The book recounts how for the first time in modern US history the nation's top military officer, whose role is to advise the president, was preparing for a showdown with the commander in chief because he feared a coup attempt after Trump lost the November election.

The authors explain Milley's growing concerns that personnel moves that put Trump acolytes in positions of power at the Pentagon after the November 2020 election, including the firing of Defense Secretary Mark Esper and the resignation of Attorney General William Barr, were the sign of something sinister to come.

Milley spoke to friends, lawmakers and colleagues about the threat of a coup, and the Joint Chiefs chairman felt he had to be "on guard" for what might come.

"They may try, but they're not going to f**king succeed," Milley told his deputies, according to the authors. "You can't do this without the military.
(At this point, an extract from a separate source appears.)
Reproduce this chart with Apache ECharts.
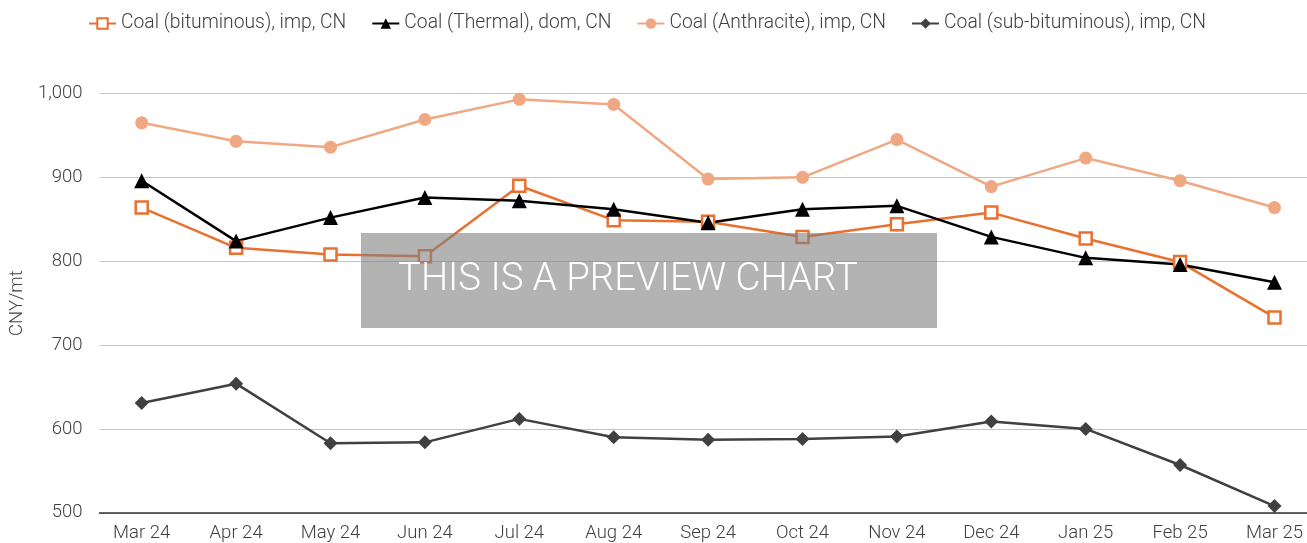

You can't do this without the CIA and the FBI. We're the guys with the guns."

In the days leading up to January 6, Leonnig and Rucker write, Milley was worried about Trump's call to action. "Milley told his staff that he believed Trump was stoking unrest, possibly in hopes of an excuse to invoke the Insurrection Act and call out the military."

Milley viewed Trump as "the classic authoritarian leader with nothing to lose," the authors write, and he saw parallels between Adolf Hitler's rhetoric as a victim and savior and Trump's false claims of election fraud.

"This is a Reichstag moment," Milley told aides, according to the book. "The gospel of the Führer."

Ahead of a November pro-Trump "Million MAGA March" to protest the election results, Milley told aides he feared it "could be the modern American equivalent of 'brownshirts in the streets,'" referring to the pro-Nazi militia that fueled Hitler's rise to power. . . .

After January 6, Milley participated in a drill with military and law enforcement leaders to prepare for the January 20 inauguration of President Joe Biden. Washington was on lockdown over fears that far-right groups like the Proud Boys might try to violently disrupt the transfer of power.

Milley told a group of senior leaders, "Here's the deal, guys: These guys are Nazis, they're boogaloo boys, they're Proud Boys. These are the same people we fought in World War II. We're going to put a ring of steel around this city and the Nazis aren't getting in.". . .

Milley expressed his relief in the moments after Biden was sworn in, speaking to the Obamas sitting on the inauguration stage. Michelle Obama asked Milley how he was feeling.
"No one has a bigger smile today than I do," Milley said, according to Leonnig and Rucker. "You can't see it under my mask, but I do."